The Maoists, however, have not taken the latest arrests lying down. On Saturday, Naxal gunmen shot dead the son of Bharatiya Janata Party (BJP) leader and Chhattisgarh member of parliament P Baliram Kashyap. Chhattisgarh state is ruled by a BJP-led government.
According to official estimates, Naxalite violence has affected 2,000 police stations spread over 223 districts across 20 states in India. In the early 1990s, the number of districts affected by Maoist violence stood at just 15 in four states.
The CPI (M) is known to be looking to form alliances with secessionists groups – especially northeast insurgents in Assam, Manipur, Nagaland and Mizoram – in a bid to expand its influence and gain a pan-India presence.

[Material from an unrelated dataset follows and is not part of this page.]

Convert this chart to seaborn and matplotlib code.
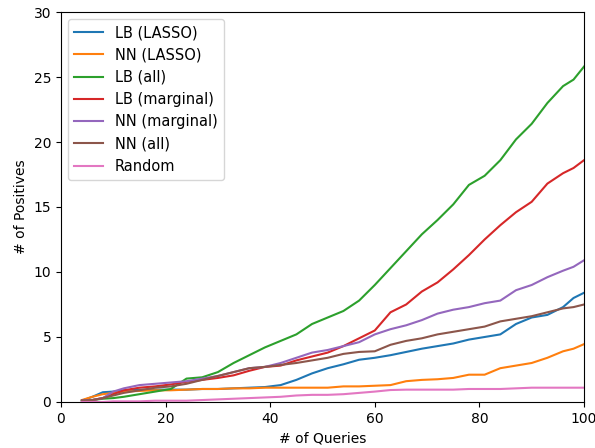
import pandas as pd
import seaborn as sns
import matplotlib
matplotlib.use("Agg")
import matplotlib.pyplot as plt

queries = [4, 6, 8, 10, 12, 15, 18, 21, 24, 27, 30, 33, 36, 39, 42, 45, 48, 51,
           54, 57, 60, 63, 66, 69, 72, 75, 78, 81, 84, 87, 90, 93, 96, 98, 100]

lb_lasso = [0.1, 0.4, 0.75, 0.8, 0.9, 0.95, 0.95, 0.95, 0.95, 1.0, 1.0, 1.05, 1.1, 1.15,
            1.3, 1.7, 2.2, 2.6, 2.9, 3.25, 3.4, 3.6, 3.85, 4.1, 4.3, 4.5, 4.8, 5.0,
            5.2, 6.0, 6.5, 6.7, 7.3, 8.0, 8.4]
nn_lasso = [0.15, 0.4, 0.6, 0.7, 0.8, 0.85, 0.9, 0.9, 0.95, 1.0, 1.0, 1.05, 1.05, 1.1,
            1.1, 1.1, 1.1, 1.1, 1.2, 1.2, 1.25, 1.3, 1.6, 1.7, 1.75, 1.85, 2.1, 2.1,
            2.6, 2.8, 3.0, 3.4, 3.9, 4.1, 4.45]
lb_all = [0.1, 0.15, 0.25, 0.3, 0.4, 0.6, 0.8, 1.0, 1.8, 1.9, 2.3, 3.0, 3.6, 4.2,
          4.7, 5.2, 6.0, 6.5, 7.0, 7.8, 9.0, 10.3, 11.6, 12.9, 14.0, 15.2, 16.7, 17.4,
          18.6, 20.2, 21.4, 23.0, 24.3, 24.8, 25.8]
lb_marginal = [0.1, 0.15, 0.3, 0.6, 0.9, 1.1, 1.2, 1.35, 1.55, 1.7, 1.85, 2.05, 2.4, 2.7,
               2.8, 3.2, 3.5, 3.8, 4.3, 4.9, 5.5, 6.9, 7.5, 8.5, 9.2, 10.2, 11.3, 12.5,
               13.6, 14.6, 15.4, 16.8, 17.6, 18.0, 18.6]
nn_marginal = [0.1, 0.15, 0.3, 0.8, 1.05, 1.3, 1.4, 1.5, 1.6, 1.8, 2.0, 2.3, 2.6, 2.7,
               3.0, 3.4, 3.8, 4.0, 4.3, 4.6, 5.2, 5.6, 5.9, 6.3, 6.8, 7.1, 7.3, 7.6,
               7.8, 8.6, 9.0, 9.6, 10.1, 10.4, 10.9]
nn_all = [0.1, 0.15, 0.3, 0.5, 0.7, 0.9, 1.1, 1.2, 1.4, 1.7, 2.0, 2.3, 2.6, 2.7,
          2.85, 3.0, 3.2, 3.4, 3.7, 3.85, 3.9, 4.4, 4.7, 4.9, 5.2, 5.4, 5.6, 5.8,
          6.2, 6.4, 6.6, 6.9, 7.2, 7.3, 7.5]
random_q = [0.0, 0.0, 0.0, 0.05, 0.05, 0.05, 0.1, 0.1, 0.1, 0.15, 0.2, 0.25, 0.3, 0.35,
            0.4, 0.5, 0.55, 0.55, 0.6, 0.7, 0.8, 0.92, 0.95, 0.95, 0.95, 0.95, 1.0, 1.0,
            1.0, 1.05, 1.1, 1.1, 1.1, 1.1, 1.1]

methods = ["LB (LASSO)", "NN (LASSO)", "LB (all)", "LB (marginal)",
           "NN (marginal)", "NN (all)", "Random"]
series = [lb_lasso, nn_lasso, lb_all, lb_marginal, nn_marginal, nn_all, random_q]

# long format for seaborn
rows = []
for name, vals in zip(methods, series):
    for q, v in zip(queries, vals):
        rows.append({"queries": q, "positives": v, "method": name})
df = pd.DataFrame(rows)

fig = plt.figure(figsize=(5.95, 4.48), dpi=100)
ax = fig.add_axes([0.1025, 0.1027, 0.879, 0.8705])

sns.lineplot(data=df, x="queries", y="positives", hue="method", hue_order=methods,
             palette="tab10", errorbar=None, linewidth=1.5, ax=ax)

ax.set_xlim(0, 100)
ax.set_ylim(0, 30)
ax.set_xlabel("# of Queries")
ax.set_ylabel("# of Positives")
sns.move_legend(ax, "upper left", title=None, fontsize=10.5)

fig.savefig("out.png", dpi=100)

Today, 40% of the top 50 mineral-rich districts in India are affected by Naxalite violence, with repeated attacks on any symbol of authority, both private and public, including mining sites. Jharkhand and Chhattisgarh are the worst-affected states.
The Home Ministry estimates that up to 20-25% of India’s coal production has been hampered by Maoist violence. Coal is India’s primary energy source.
By August 2009, more than 1,405 Naxal-related violent incidents had been reported in which 580 persons were killed. In 2008, there were 1,591 incidents and 721 killings. Maoist-linked violence has killed 6,000 people in India over the past two decades.